2. Окончив 8 классов средней школы, восторженно-патриотичный юноша получает комсомольскую путевку и с энтузиазмом едет работать на "великие стройки коммунизма". Прокурор утверждает, что работал он там плохо. Это утверждение аргументируется тем, что Марченко за свою недолгую трудовую жизнь, включающую также 1 год и 9 мес. лагеря, 4 раза уходил с работы по собственному желанию и дважды увольнялся "за нарушение трудовой дисциплины". У меня нет возможности проверить, нет ли и здесь передержек. Но у меня не может не возникнуть вопроса - как прокурор квалифицировала увольнение в связи с первым заключением Марченко в лагерь и оставление им работы в связи с попыткой перехода границы - как увольнение "по собственному желанию" или - "за нарушение трудовой дисциплины"? Но если бы все было даже так, как говорит прокурор, то разве это характеризует отношение Марченко к труду? Не в большей ли это степени результат условий, в которые попадают неподготовленные к жизни восторженные юноши, почти дети? Обвинение, если бы оно подумало, сумело бы понять, что совсем не в его интересах поднимать данный вопрос. Ведь Марченко, несмотря на очень тяжелые материально-бытовые условия, не бросил все и не побежал под родительский кров, как это делают десятки тысяч восторженных юношей, столкнувшись на этих стройках с реальной прозой жизни. А Марченко продолжал трудиться, самостоятельно зарабатывая свой хлеб. Он, может быть, к сегодняшнему дню стал бы всеми уважаемым высококвалифицированным строительным рабочим, может даже инженером, крупным администратором или партийным работником.
Стал бы!... Если бы не вмешалось... советское правосудие!
Прокурор утверждает, что Марченко попал под суд за свои хулиганские поступки. Но против этого утверждения вопиют даже официальные документы. Марченко судили по статье Уголовного кодекса, античеловеческая сущность которой была столь очевидной, что Верховный Совет Туркменской ССР вынужден был не только отменить ее, но и освободить всех осужденных по этой статье и снять с них судимость. Если придерживаться духа и буквы закона, прокурор имела право говорить о первом осуждении Марченко только как о судебной ошибке или же, в крайнем случае, обойти этот вопрос, не касаться его. Но даже и без документов ни один человек, знающий Марченко, не поверит в его хулиганство. Этот очень чуткий и чувствительный, глубоко интеллигентный по складу своего характера человек с легко ранимой душой, неспособен беспричинно обидеть человека и, тем более, совершить физическое насилие над ним. Может возникнуть вопрос - а не мог ли он совершить хулиганство "по пьянке"? Но в том-то и дело, что Марченко совсем не употребляет и никогда не употреблял спиртное.

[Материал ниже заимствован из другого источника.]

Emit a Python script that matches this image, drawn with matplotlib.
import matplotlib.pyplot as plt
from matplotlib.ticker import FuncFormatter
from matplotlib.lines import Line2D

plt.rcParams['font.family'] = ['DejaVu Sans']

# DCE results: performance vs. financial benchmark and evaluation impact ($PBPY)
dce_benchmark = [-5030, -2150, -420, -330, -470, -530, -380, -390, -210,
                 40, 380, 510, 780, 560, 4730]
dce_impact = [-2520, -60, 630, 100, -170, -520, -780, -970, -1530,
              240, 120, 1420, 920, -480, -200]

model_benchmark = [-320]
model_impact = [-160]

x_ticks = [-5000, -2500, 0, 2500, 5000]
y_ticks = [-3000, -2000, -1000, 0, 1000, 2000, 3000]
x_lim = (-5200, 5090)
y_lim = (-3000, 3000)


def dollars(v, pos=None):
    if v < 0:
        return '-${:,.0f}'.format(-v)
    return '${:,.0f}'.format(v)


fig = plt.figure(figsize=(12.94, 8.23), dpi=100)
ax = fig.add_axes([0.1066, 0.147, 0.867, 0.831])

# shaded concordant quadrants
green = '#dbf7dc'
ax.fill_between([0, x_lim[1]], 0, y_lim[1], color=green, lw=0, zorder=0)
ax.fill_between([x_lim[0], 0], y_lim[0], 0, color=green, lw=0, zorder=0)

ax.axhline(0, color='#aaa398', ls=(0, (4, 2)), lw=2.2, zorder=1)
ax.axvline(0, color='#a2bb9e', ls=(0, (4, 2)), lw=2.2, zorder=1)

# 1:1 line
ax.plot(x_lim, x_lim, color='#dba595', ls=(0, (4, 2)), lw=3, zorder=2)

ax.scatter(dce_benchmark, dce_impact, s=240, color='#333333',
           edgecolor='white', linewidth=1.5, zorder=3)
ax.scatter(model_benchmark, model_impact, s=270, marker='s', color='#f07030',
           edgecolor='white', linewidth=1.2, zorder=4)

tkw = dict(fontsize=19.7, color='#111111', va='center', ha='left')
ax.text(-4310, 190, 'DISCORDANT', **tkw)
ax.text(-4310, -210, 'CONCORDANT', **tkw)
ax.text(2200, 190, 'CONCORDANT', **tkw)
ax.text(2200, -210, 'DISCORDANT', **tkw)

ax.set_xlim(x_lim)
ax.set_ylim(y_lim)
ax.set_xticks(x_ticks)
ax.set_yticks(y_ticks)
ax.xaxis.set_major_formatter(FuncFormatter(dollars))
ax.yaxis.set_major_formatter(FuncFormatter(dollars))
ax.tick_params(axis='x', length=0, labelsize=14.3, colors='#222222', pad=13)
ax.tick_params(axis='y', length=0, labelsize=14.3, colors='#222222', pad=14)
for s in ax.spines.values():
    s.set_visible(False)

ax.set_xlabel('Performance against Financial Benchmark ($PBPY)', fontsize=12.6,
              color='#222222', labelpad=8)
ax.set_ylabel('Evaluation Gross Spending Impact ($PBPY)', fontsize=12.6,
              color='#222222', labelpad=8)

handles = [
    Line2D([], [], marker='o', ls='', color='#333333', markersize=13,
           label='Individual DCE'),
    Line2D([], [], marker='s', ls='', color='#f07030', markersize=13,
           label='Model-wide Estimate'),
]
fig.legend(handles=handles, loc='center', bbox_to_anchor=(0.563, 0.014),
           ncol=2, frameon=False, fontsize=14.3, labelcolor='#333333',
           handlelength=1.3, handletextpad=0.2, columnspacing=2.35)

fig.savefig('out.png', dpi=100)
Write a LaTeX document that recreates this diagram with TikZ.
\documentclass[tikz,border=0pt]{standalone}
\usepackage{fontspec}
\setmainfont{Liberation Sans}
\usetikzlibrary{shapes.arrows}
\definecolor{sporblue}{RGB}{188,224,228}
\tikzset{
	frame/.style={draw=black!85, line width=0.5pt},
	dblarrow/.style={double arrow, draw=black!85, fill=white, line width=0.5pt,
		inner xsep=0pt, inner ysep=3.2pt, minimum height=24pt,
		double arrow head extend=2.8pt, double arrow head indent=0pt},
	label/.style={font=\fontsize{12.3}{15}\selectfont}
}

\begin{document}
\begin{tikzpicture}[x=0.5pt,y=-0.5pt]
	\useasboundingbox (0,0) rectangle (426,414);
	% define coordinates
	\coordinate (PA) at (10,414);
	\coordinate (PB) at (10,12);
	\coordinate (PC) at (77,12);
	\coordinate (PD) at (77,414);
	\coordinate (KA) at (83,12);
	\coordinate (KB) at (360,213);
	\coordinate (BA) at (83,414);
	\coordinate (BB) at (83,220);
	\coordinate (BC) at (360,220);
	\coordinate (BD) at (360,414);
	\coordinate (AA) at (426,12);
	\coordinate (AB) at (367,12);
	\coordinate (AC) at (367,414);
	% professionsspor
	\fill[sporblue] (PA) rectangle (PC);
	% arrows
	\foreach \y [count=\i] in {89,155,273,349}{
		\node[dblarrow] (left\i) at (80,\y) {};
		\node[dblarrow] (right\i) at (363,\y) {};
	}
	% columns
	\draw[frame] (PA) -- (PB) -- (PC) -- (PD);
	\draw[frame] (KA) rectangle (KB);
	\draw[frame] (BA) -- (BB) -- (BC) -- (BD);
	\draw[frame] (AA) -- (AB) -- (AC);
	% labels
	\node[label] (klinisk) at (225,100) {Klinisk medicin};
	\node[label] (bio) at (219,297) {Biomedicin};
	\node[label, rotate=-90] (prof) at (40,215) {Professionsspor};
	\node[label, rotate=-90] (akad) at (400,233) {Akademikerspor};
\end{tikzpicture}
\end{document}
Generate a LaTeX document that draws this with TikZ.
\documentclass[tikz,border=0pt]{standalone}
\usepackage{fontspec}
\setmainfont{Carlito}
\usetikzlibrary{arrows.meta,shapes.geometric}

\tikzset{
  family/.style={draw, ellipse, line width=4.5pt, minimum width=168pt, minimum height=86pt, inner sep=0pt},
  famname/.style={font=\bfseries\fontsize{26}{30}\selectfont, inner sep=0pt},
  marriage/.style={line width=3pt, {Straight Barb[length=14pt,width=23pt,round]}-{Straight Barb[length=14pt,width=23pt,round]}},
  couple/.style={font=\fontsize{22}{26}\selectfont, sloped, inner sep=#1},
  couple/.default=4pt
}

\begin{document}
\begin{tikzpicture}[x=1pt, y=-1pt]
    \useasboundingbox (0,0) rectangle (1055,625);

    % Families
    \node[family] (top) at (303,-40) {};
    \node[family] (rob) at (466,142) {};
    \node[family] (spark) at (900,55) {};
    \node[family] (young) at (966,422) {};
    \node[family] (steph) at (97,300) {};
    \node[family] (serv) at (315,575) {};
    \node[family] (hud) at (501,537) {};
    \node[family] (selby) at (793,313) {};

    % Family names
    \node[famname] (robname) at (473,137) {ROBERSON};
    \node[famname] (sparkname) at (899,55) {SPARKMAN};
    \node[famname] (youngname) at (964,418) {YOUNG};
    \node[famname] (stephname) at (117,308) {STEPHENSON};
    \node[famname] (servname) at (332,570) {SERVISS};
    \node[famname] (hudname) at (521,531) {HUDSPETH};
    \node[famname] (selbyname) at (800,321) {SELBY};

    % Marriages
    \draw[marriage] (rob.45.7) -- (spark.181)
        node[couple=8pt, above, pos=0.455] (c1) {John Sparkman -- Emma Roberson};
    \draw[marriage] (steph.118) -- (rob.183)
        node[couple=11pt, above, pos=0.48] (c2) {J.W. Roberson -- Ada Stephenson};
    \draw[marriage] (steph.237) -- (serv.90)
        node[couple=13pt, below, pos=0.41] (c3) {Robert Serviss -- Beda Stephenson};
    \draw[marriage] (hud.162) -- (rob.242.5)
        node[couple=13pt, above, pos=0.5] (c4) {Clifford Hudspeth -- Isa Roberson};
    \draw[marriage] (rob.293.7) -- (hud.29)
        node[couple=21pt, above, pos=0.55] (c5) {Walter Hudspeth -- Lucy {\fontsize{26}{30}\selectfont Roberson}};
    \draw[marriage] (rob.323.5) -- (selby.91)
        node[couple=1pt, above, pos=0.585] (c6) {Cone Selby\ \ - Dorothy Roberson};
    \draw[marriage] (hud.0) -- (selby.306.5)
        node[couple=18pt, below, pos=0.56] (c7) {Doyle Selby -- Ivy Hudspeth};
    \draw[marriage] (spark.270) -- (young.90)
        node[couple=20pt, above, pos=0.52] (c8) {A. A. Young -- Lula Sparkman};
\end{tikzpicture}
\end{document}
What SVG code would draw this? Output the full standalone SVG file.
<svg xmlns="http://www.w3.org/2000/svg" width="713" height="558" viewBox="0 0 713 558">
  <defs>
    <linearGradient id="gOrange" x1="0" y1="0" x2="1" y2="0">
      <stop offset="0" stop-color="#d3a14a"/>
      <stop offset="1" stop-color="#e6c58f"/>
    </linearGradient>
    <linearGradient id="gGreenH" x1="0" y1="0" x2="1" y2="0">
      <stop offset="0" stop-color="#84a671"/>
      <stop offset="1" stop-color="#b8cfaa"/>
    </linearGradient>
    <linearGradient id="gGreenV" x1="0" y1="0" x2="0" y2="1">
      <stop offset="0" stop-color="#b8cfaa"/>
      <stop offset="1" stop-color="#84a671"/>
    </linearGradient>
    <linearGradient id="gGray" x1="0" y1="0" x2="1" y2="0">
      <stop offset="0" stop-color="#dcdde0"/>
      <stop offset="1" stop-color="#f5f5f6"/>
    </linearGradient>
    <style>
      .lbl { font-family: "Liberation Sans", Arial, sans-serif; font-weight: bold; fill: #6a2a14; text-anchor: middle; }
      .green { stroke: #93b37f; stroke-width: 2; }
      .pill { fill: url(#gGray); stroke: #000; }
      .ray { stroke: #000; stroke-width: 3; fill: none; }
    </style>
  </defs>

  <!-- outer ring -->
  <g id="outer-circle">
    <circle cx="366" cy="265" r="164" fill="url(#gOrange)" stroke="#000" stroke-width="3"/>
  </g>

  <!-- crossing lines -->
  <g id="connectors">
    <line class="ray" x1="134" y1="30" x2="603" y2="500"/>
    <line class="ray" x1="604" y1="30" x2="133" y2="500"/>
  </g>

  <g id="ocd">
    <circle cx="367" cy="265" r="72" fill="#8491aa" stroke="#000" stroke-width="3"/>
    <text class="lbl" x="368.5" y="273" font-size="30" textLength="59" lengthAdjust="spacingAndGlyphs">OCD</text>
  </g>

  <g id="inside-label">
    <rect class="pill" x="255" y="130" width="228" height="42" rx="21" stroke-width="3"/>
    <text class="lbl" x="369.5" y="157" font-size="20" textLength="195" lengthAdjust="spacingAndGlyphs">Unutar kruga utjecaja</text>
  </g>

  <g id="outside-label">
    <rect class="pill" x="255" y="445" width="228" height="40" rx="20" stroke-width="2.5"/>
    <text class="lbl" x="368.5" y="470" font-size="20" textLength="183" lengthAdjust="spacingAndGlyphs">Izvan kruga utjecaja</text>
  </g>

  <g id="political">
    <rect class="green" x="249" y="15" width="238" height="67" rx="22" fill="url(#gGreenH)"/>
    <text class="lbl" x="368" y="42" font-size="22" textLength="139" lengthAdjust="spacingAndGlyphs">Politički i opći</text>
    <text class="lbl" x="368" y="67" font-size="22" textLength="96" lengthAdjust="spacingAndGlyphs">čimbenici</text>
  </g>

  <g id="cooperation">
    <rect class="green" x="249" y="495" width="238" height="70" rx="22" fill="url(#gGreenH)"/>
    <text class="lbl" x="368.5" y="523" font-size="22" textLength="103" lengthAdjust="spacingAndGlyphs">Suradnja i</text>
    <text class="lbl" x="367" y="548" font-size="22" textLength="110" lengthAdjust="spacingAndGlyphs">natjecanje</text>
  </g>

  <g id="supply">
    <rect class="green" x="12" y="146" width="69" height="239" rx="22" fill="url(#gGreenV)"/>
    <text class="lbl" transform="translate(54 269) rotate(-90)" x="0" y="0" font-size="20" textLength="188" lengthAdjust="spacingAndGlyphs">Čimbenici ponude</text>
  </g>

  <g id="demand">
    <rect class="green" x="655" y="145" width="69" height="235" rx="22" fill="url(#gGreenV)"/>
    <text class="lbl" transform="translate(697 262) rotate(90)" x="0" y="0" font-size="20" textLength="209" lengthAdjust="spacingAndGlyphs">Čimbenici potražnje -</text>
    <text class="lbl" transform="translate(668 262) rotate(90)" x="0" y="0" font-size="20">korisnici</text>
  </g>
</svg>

Короче, Марченко в тот первый свой суд никакого преступления не совершал и прекрасно понимал это. Необоснованное осуждение тяжело ударило по его чувствительной психике. Затем лагерь с его противоестественными условиями, и разовая обида перерастает в устойчивое желание покинуть страну, где с ним обошлись столь бездушно. Не зная, что уже подписан документ о его освобождении, он бежит из лагеря, короткое время работает вблизи от границы и предпринимает попытку перейти ее. Его арестовывают, и он снова в руках советского правосудия. Известно, что уголовное преследование за попытку нелегального перехода границы находится в вопиющем противоречии с общепризнанными нормами Всеобщей декларации прав человека и других подписанных нашей страной международно-правовых документов. Но Марченко этого в то время не знал. И если бы его судили за нелегальный переход границы, он бы наверняка признал себя виновным и любой приговор воспринял бы как справедливый. Из лагеря он вышел бы обескрыленным, утратившим иллюзии человеком, обзавелся бы семьей и жил в мелких заботах, как живут многие миллионы обывателей. Но ему предъявили обвинение в измене родине, т е. в преступлении, коего он не совершал.
Что двигало подельником Марченко Буровским, когда он давал лживые показания, известно. В книге "Мои показания" автор описывает свою встречу с Буровским на этапе. Последний, упав перед Марченко на колени, рыдая, просил простить его и не рассказывать "зэкам" о его показаниях. Он знал, что грозило ему, если бы его подлый поступок открылся. Объясняя причину своих лживых показаний, он клялся, будто следователь пригрозил ему, что если он не даст нужных показаний на Марченко, то такая возможность будет предоставлена тому и он не будет таким дураком, как Буровский. Следователь якобы сказал: "Один из вас должен быть осужден за измену родине. И будет осужден! Вот и выбирай, пока тебе дают выбирать!" Марченко никому в то время не рассказал. Он обозвал Буровского "подонком" и посоветовал "не мозолить глаза".